As a decadent democrat against "one armed superman," purring Leslie Howard, talkily proficient, bags a Nazi. French-Canadian Trapper Olivier is less fortunate -the Nazis kill him. Invaders' star, Nazi Portman, is so good that his performance almost destroys the film's propaganda value. He and his arrogant, tough, single-purposed band struggle so well against such long odds that they become sympathetic instead of repulsive. By contrast, their democratic conquerors seem soft and befuddled.
Mister V (Small; United Artists) will not fool even the dunces in the back row. Its producer-director-star, airy Leslie Howard, played the same leading role seven years ago in The Scarlet Pimpernel. Then he was an 18th-Century English lord, airily rescuing French aristocrats imperiled by the Revolution; now he is a peripatetic British archeologist, airily saving scientists from Hitler.

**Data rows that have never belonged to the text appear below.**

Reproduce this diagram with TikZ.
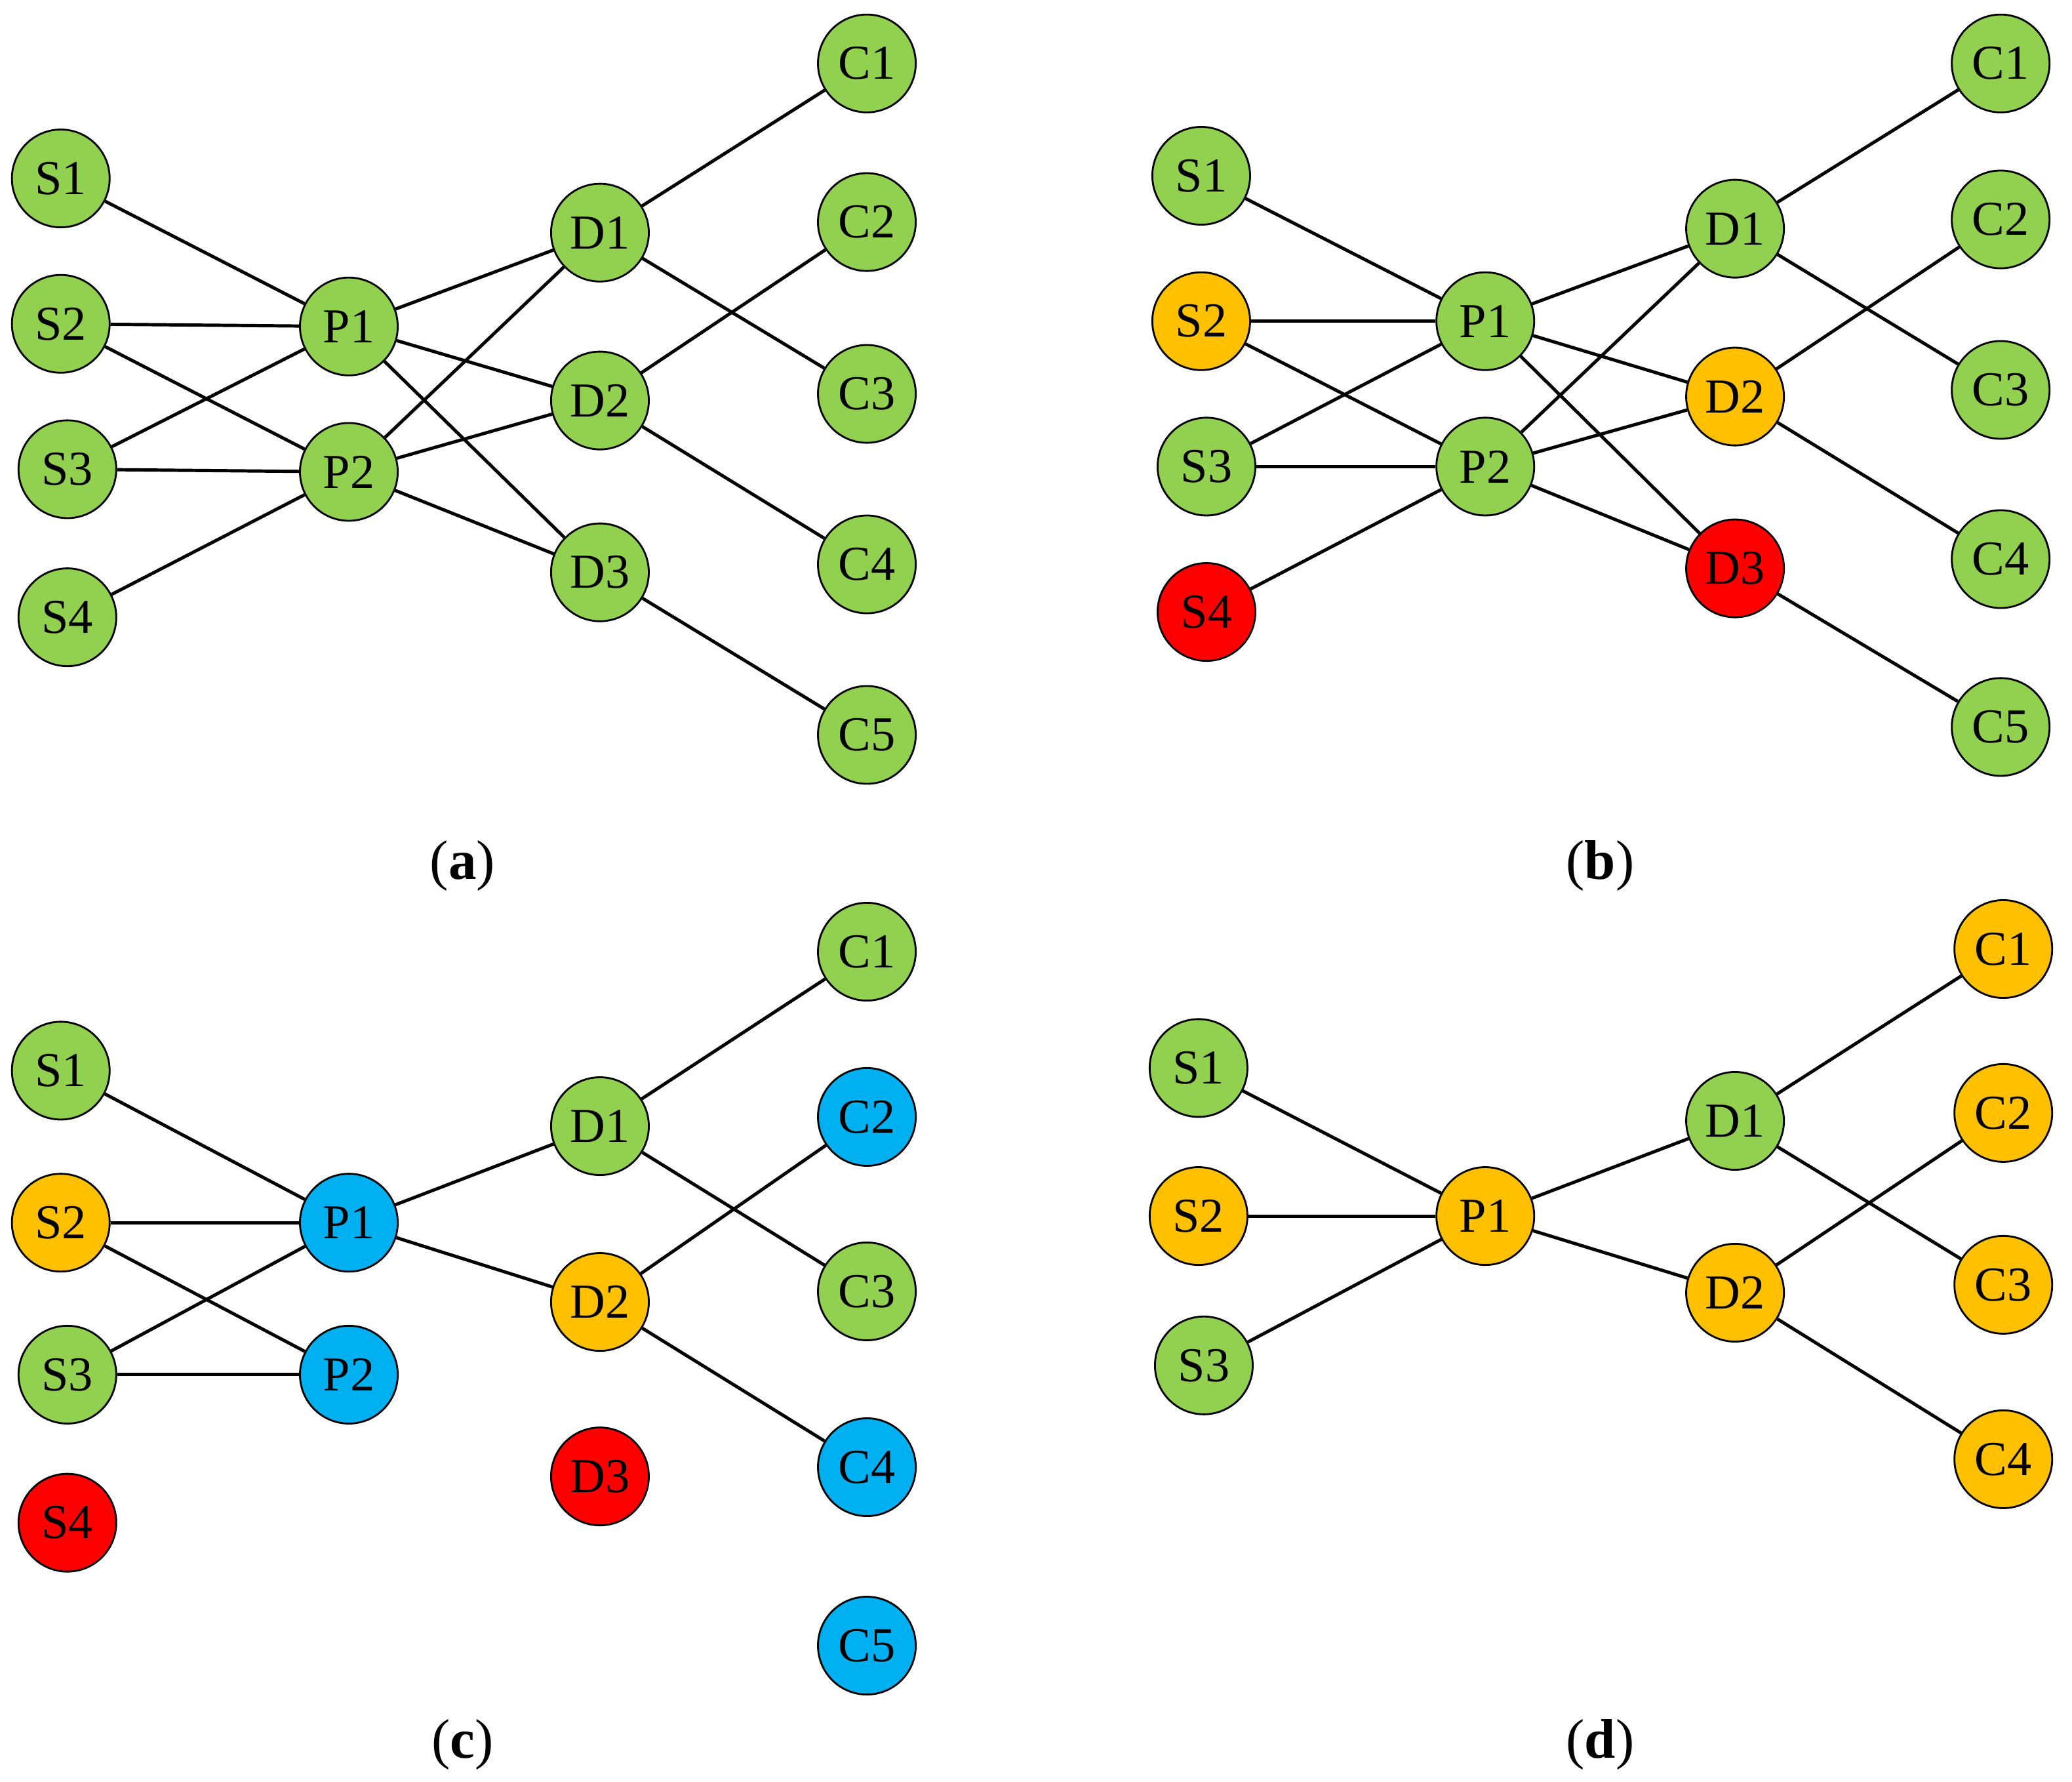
\documentclass[tikz,border=0pt]{standalone}
\usepackage{fontspec}
\setmainfont{Liberation Serif}
\definecolor{gr}{HTML}{92D050}
\definecolor{og}{HTML}{FFC000}
\definecolor{rd}{HTML}{FF0000}
\definecolor{bl}{HTML}{00B0F0}
\begin{document}
\begin{tikzpicture}[x=0.02cm,y=-0.02cm,
  n/.style={circle,draw=black,line width=0.8pt,minimum size=1.48cm,inner sep=0pt,font=\fontsize{21}{21}\selectfont},
  e/.style={line width=1.4pt},
  lbl/.style={font=\fontsize{24}{24}\selectfont}]
\useasboundingbox (0,0) rectangle (1568,1348);
% (a)
\foreach \nm/\x/\y/\c in {S1/46/135/gr,S2/46/245/gr,S3/51/355/gr,S4/51/467/gr,P1/264/247/gr,P2/264/357/gr,D1/454/176/gr,D2/454/303/gr,D3/454/433/gr,C1/656/48/gr,C2/656/168/gr,C3/656/298/gr,C4/656/427/gr,C5/656/556/gr}
  \node[n,fill=\c] (a\nm) at (\x,\y) {\nm};
\foreach \u/\v in {S1/P1,S2/P1,S2/P2,S3/P1,S3/P2,S4/P2,P1/D1,P1/D2,P1/D3,P2/D1,P2/D2,P2/D3,D1/C1,D1/C3,D2/C2,D2/C4,D3/C5}
  \draw[e] (a\u) -- (a\v);
% (b)
\foreach \nm/\x/\y/\c in {S1/909/133/gr,S2/909/243/og,S3/913/353/gr,S4/913/463/rd,P1/1124/243/gr,P2/1124/353/gr,D1/1313/173/gr,D2/1313/300/og,D3/1313/430/rd,C1/1514/48/gr,C2/1514/166/gr,C3/1514/295/gr,C4/1514/423/gr,C5/1514/550/gr}
  \node[n,fill=\c] (b\nm) at (\x,\y) {\nm};
\foreach \u/\v in {S1/P1,S2/P1,S2/P2,S3/P1,S3/P2,S4/P2,P1/D1,P1/D2,P1/D3,P2/D1,P2/D2,P2/D3,D1/C1,D1/C3,D2/C2,D2/C4,D3/C5}
  \draw[e] (b\u) -- (b\v);
% (c)
\foreach \nm/\x/\y/\c in {S1/46/810/gr,S2/46/925/og,S3/51/1040/gr,S4/51/1152/rd,P1/264/925/bl,P2/264/1040/bl,D1/454/852/gr,D2/454/985/og,D3/454/1117/rd,C1/656/720/gr,C2/656/845/bl,C3/656/977/gr,C4/656/1110/bl,C5/656/1245/bl}
  \node[n,fill=\c] (c\nm) at (\x,\y) {\nm};
\foreach \u/\v in {S1/P1,S2/P1,S2/P2,S3/P1,S3/P2,P1/D1,P1/D2,D1/C1,D1/C3,D2/C2,D2/C4}
  \draw[e] (c\u) -- (c\v);
% (d)
\foreach \nm/\x/\y/\c in {S1/907/808/gr,S2/907/920/og,S3/911/1033/gr,P1/1124/920/og,D1/1313/848/gr,D2/1313/978/og,C1/1516/718/og,C2/1516/842/og,C3/1516/972/og,C4/1516/1104/og}
  \node[n,fill=\c] (d\nm) at (\x,\y) {\nm};
\foreach \u/\v in {S1/P1,S2/P1,S3/P1,P1/D1,P1/D2,D1/C1,D1/C3,D2/C2,D2/C4}
  \draw[e] (d\u) -- (d\v);
% captions
\node[lbl] (la) at (350,655) {(\textbf{a})};
\node[lbl] (lb) at (1211,655) {(\textbf{b})};
\node[lbl] (lc) at (350,1320) {(\textbf{c})};
\node[lbl] (ld) at (1211,1320) {(\textbf{d})};
\end{tikzpicture}
\end{document}
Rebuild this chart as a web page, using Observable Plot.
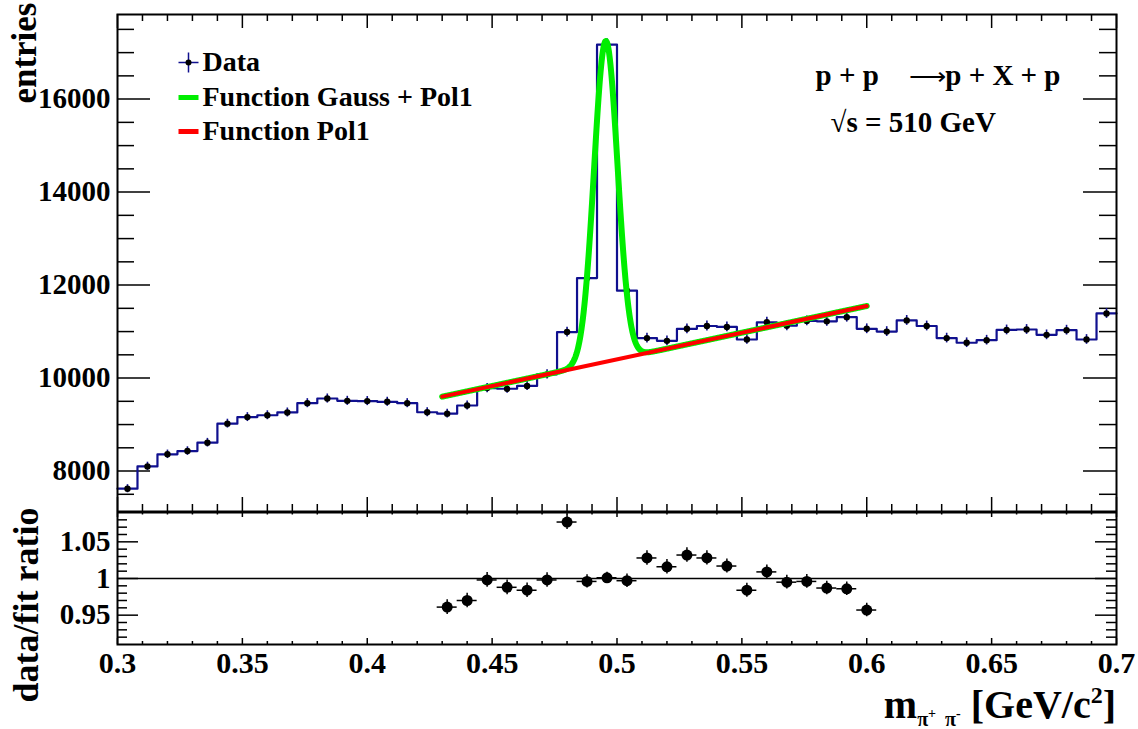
<!DOCTYPE html>
<html>
<head>
<meta charset="utf-8">
<script src="https://cdn.jsdelivr.net/npm/d3@7"></script>
<script src="https://cdn.jsdelivr.net/npm/@observablehq/plot@0.6"></script>
<style>
  html, body { margin: 0; padding: 0; background: #fff; }
  #chart { position: relative; width: 1138px; height: 729px; overflow: hidden; }
  #chart svg { position: absolute; left: 0; background: transparent; }
</style>
</head>
<body>
<div id="chart"></div>
<script>
// Invariant mass histogram, pi+ pi- pairs (bin centres in GeV/c^2)
const massBins = [
  0.304, 0.312, 0.320, 0.328, 0.336, 0.344, 0.352, 0.360, 0.368, 0.376,
  0.384, 0.392, 0.400, 0.408, 0.416, 0.424, 0.432, 0.440, 0.448, 0.456,
  0.464, 0.472, 0.480, 0.488, 0.496, 0.504, 0.512, 0.520, 0.528, 0.536,
  0.544, 0.552, 0.560, 0.568, 0.576, 0.584, 0.592, 0.600, 0.608, 0.616,
  0.624, 0.632, 0.640, 0.648, 0.656, 0.664, 0.672, 0.680, 0.688, 0.696
];
const entries = [
  7620, 8100, 8360, 8430, 8610, 9020, 9160, 9200, 9260, 9460,
  9560, 9510, 9505, 9490, 9460, 9265, 9235, 9410, 9785, 9770,
  9830, 10080, 10990, 12150, 17170, 11880, 10860, 10800, 11060, 11120,
  11100, 10830, 11200, 11125, 11230, 11220, 11310, 11060, 11000, 11240,
  11120, 10860, 10760, 10815, 11035, 11045, 10930, 11030, 10830, 11390
];
const binWidth = 0.008;

// data / fit ratio inside the fit window
const ratioMass = [
  0.432, 0.440, 0.448, 0.456, 0.464, 0.472, 0.480, 0.488, 0.496, 0.504, 0.512,
  0.520, 0.528, 0.536, 0.544, 0.552, 0.560, 0.568, 0.576, 0.584, 0.592, 0.600
];
const ratioValues = [
  0.961, 0.970, 0.998, 0.988, 0.984, 0.998, 1.077, 0.996, 1.001, 0.997, 1.028,
  1.016, 1.032, 1.028, 1.017, 0.984, 1.009, 0.995, 0.996, 0.987, 0.986, 0.957
];

// Fit: Gauss + Pol1 over [fitLow, fitHigh]
const fitLow = 0.43, fitHigh = 0.60;
const pol1P0 = 4668, pol1P1 = 11470;
const gaussAmp = 6900, gaussMean = 0.4955, gaussSigma = 0.0047;

// Axis ticks and labels
const xMajor = [0.3, 0.35, 0.4, 0.45, 0.5, 0.55, 0.6, 0.65, 0.7];
const xLabels = ["0.3", "0.35", "0.4", "0.45", "0.5", "0.55", "0.6", "0.65", "0.7"];
const yMajor = [8000, 10000, 12000, 14000, 16000];
const yLabels = ["8000", "10000", "12000", "14000", "16000"];
const rMajor = [0.95, 1, 1.05];
const rLabels = ["0.95", "1", "1.05"];

const xMinor = d3.range(30, 71).map(d => d / 100).filter(v => !xMajor.some(m => Math.abs(m - v) < 1e-9));
const yMinor = d3.range(7500, 17501, 500).filter(v => v % 2000 !== 0);
const rMinor = d3.range(92, 109).map(d => d / 100).filter(v => !rMajor.some(m => Math.abs(m - v) < 1e-9));

const navy = "#10108f";
const serif = "'Liberation Serif', 'Times New Roman', serif";
const font = {fontFamily: serif, fontWeight: "bold", fontSize: "28px", background: "transparent", color: "black"};

// histogram outline
const steps = massBins.map((m, i) => ({x: m - binWidth / 2, y: entries[i]}));
steps.push({x: massBins[massBins.length - 1] + binWidth / 2, y: entries[entries.length - 1]});
const points = massBins.map((m, i) => ({x: m, y: entries[i], e: Math.sqrt(entries[i])}));

// fit functions sampled over the fit window
const pol1 = x => pol1P0 + pol1P1 * x;
const gaussPol1 = x => pol1(x) + gaussAmp * Math.exp(-0.5 * ((x - gaussMean) / gaussSigma) ** 2);
const fitX = d3.range(fitLow, fitHigh + 1e-9, 0.0002);
const fitCurve = fitX.map(x => ({x, y: gaussPol1(x)}));
const polCurve = [fitLow, fitHigh].map(x => ({x, y: pol1(x)}));

// legend symbols
const crossSym = {draw(c) { c.moveTo(-10, 0); c.lineTo(10, 0); c.moveTo(0, -10); c.lineTo(0, 10); }};
const barSym = {draw(c) { c.rect(-10, -2.5, 20, 5); }};

const W = 1138;
const topH = 512, topMT = 14, topMB = 1, mL = 117, mR = 22;
const plotW = W - mL - mR, topPH = topH - topMT - topMB;

function frameTicks(xMaj, xMin, yMaj, yMin, pw, ph, tl) {
  return [
    Plot.ruleX(xMaj, {x: d => d, insetTop: ph - tl.xb[0], strokeWidth: 1.5}),
    Plot.ruleX(xMin, {x: d => d, insetTop: ph - tl.xb[1], strokeWidth: 1.5}),
    Plot.ruleX(xMaj, {x: d => d, insetBottom: ph - tl.xt[0], strokeWidth: 1.5}),
    Plot.ruleX(xMin, {x: d => d, insetBottom: ph - tl.xt[1], strokeWidth: 1.5}),
    Plot.ruleY(yMaj, {y: d => d, insetRight: pw - tl.y[0], strokeWidth: 1.5}),
    Plot.ruleY(yMin, {y: d => d, insetRight: pw - tl.y[1], strokeWidth: 1.5}),
    Plot.ruleY(yMaj, {y: d => d, insetLeft: pw - tl.y[0], strokeWidth: 1.5}),
    Plot.ruleY(yMin, {y: d => d, insetLeft: pw - tl.y[1], strokeWidth: 1.5})
  ];
}

const topPlot = Plot.plot({
  width: W, height: topH,
  marginLeft: mL, marginRight: mR, marginTop: topMT, marginBottom: topMB,
  x: {domain: [0.3, 0.7], axis: null},
  y: {domain: [7130, 17820]},
  style: font,
  marks: [
    Plot.axisY(yMajor, {tickSize: 0, tickPadding: 7, tickFormat: (d, i) => yLabels[i], label: null, fontSize: 29}),
    ...frameTicks(xMajor, xMinor, yMajor, yMinor, plotW, topPH, {xb: [14, 7], xt: [14, 7], y: [33, 17]}),
    // histogram
    Plot.line(steps, {x: "x", y: "y", curve: "step-after", stroke: navy, strokeWidth: 2.2}),
    // data points with errors
    Plot.ruleX(points, {x: "x", y1: d => d.y - d.e, y2: d => d.y + d.e, stroke: navy, strokeWidth: 1.6}),
    Plot.dot(points, {x: "x", y: "y", r: 3.2, fill: "black"}),
    // fits
    Plot.line(fitCurve, {x: "x", y: "y", stroke: "#00ee00", strokeWidth: 6}),
    Plot.line(polCurve, {x: "x", y: "y", stroke: "#ff0000", strokeWidth: 4}),
    Plot.frame({stroke: "black", strokeWidth: 2}),
    // legend
    Plot.dot([0], {frameAnchor: "top-left", dx: 71, dy: 48, symbol: crossSym, stroke: navy, fill: "none", strokeWidth: 1.5}),
    Plot.dot([0], {frameAnchor: "top-left", dx: 71, dy: 48, r: 3, fill: "black"}),
    Plot.dot([0], {frameAnchor: "top-left", dx: 71, dy: 83, symbol: barSym, fill: "#00ee00", stroke: "none"}),
    Plot.dot([0], {frameAnchor: "top-left", dx: 71, dy: 117, symbol: barSym, fill: "#ff0000", stroke: "none"}),
    Plot.text(["Data"], {frameAnchor: "top-left", dx: 85, dy: 48, textAnchor: "start", lineAnchor: "middle"}),
    Plot.text(["Function Gauss + Pol1"], {frameAnchor: "top-left", dx: 85, dy: 83, textAnchor: "start", lineAnchor: "middle"}),
    Plot.text(["Function Pol1"], {frameAnchor: "top-left", dx: 85, dy: 117, textAnchor: "start", lineAnchor: "middle"}),
    // reaction and energy
    Plot.text(["p + p"], {frameAnchor: "top-left", dx: 698, dy: 61, textAnchor: "start", lineAnchor: "middle", fontSize: 29}),
    Plot.text(["\u27F6"], {frameAnchor: "top-left", dx: 828, dy: 62, textAnchor: "end", lineAnchor: "middle", fontSize: 26, fontWeight: "normal"}),
    Plot.text(["p + X + p"], {frameAnchor: "top-left", dx: 943, textAnchor: "end", dy: 61, lineAnchor: "middle", fontSize: 29}),
    Plot.text(["\u221As = 510 GeV"], {frameAnchor: "top-left", dx: 713, dy: 108, textAnchor: "start", lineAnchor: "middle", fontSize: 29}),
    // y title
    Plot.text(["entries"], {frameAnchor: "top-left", dx: -93, dy: -12, rotate: -90, textAnchor: "end", lineAnchor: "middle", fontSize: 35})
  ]
});
topPlot.style.top = "0px";

// ratio panel
const botTop = 505, botH = 224, botMT = 7, botMB = 85;
const botPH = botH - botMT - botMB;
const ratioPts = ratioMass.map((m, i) => {
  const k = massBins.findIndex(b => Math.abs(b - m) < 1e-6);
  const n = entries[k];
  return {x: m, y: ratioValues[i], e: ratioValues[i] / Math.sqrt(n)};
});

const botPlot = Plot.plot({
  width: W, height: botH,
  marginLeft: mL, marginRight: mR, marginTop: botMT, marginBottom: botMB,
  x: {domain: [0.3, 0.7]},
  y: {domain: [0.91, 1.09]},
  style: font,
  marks: [
    Plot.axisY(rMajor, {tickSize: 0, tickPadding: 7, tickFormat: (d, i) => rLabels[i], label: null, fontSize: 29}),
    Plot.axisX(xMajor, {tickSize: 0, tickPadding: 7, tickFormat: (d, i) => xLabels[i], label: null, fontSize: 30}),
    ...frameTicks(xMajor, xMinor, rMajor, rMinor, plotW, botPH, {xb: [6, 3], xt: [5, 2.5], y: [21, 10]}),
    Plot.ruleY([1], {stroke: "black", strokeWidth: 1.5}),
    Plot.ruleY(ratioPts, {y: "y", x1: d => d.x - binWidth / 2, x2: d => d.x + binWidth / 2, stroke: "black", strokeWidth: 1.5}),
    Plot.ruleX(ratioPts, {x: "x", y1: d => d.y - d.e, y2: d => d.y + d.e, stroke: "black", strokeWidth: 1.5}),
    Plot.dot(ratioPts, {x: "x", y: "y", r: 5.5, fill: "black"}),
    Plot.frame({stroke: "black", strokeWidth: 2}),
    Plot.text(["data/fit ratio"], {frameAnchor: "top-left", dx: -91, dy: -5, rotate: -90, textAnchor: "end", lineAnchor: "middle", fontSize: 36})
  ]
});
botPlot.style.top = botTop + "px";

// x-axis title with sub- and superscripts
const title = d3.select(botPlot).append("text")
  .attr("x", W - mR).attr("y", 213)
  .attr("text-anchor", "end")
  .attr("font-size", 40).attr("font-weight", "bold")
  .attr("font-family", serif)
  .attr("fill", "black");
title.append("tspan").text("m");
title.append("tspan").attr("font-size", 20).attr("dy", 8).text("\u03C0");
title.append("tspan").attr("font-size", 14).attr("dy", -8).text("+");
title.append("tspan").attr("font-size", 20).attr("dy", 8).text("\u2009 \u03C0");
title.append("tspan").attr("font-size", 14).attr("dy", -8).text("-");
title.append("tspan").attr("dy", 0).text(" [GeV/c");
title.append("tspan").attr("font-size", 24).attr("dy", -15).text("2");
title.append("tspan").attr("dy", 15).text("]");

document.getElementById("chart").append(topPlot, botPlot);
</script>
</body>
</html>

As a Cambridge archeologist, Horatio Smith (Leslie Howard) is welcomed to the Germany of 1939; he has a Nazi commission to dig for traces of an Aryan civilization. In the process of proving that the progress of civilization depends on a few gifted people (mostly scientists, naturally), he excavates 20-odd live German scientists out from under the Gestapo noses.
He gets away with the feat in the best Howard manner: a polished, guileless, casual, sweet performance-restrained, incredible, a screen Englishman.
Mister I was undoubtedly designed for propaganda as well as pleasure, but the gruff Gestapo is too charmingly outfoxed to be taken seriously. The Gestapo head, biding his time, huffs: "Rome wasn't built in a day-even by Mussolini."
Good shot: to frighten some unruly concentration campers laboring in a field, the Nazi guard takes a pot shot at a nearby scarecrow; as he turns away, blood trickles down the scarecrow's hand.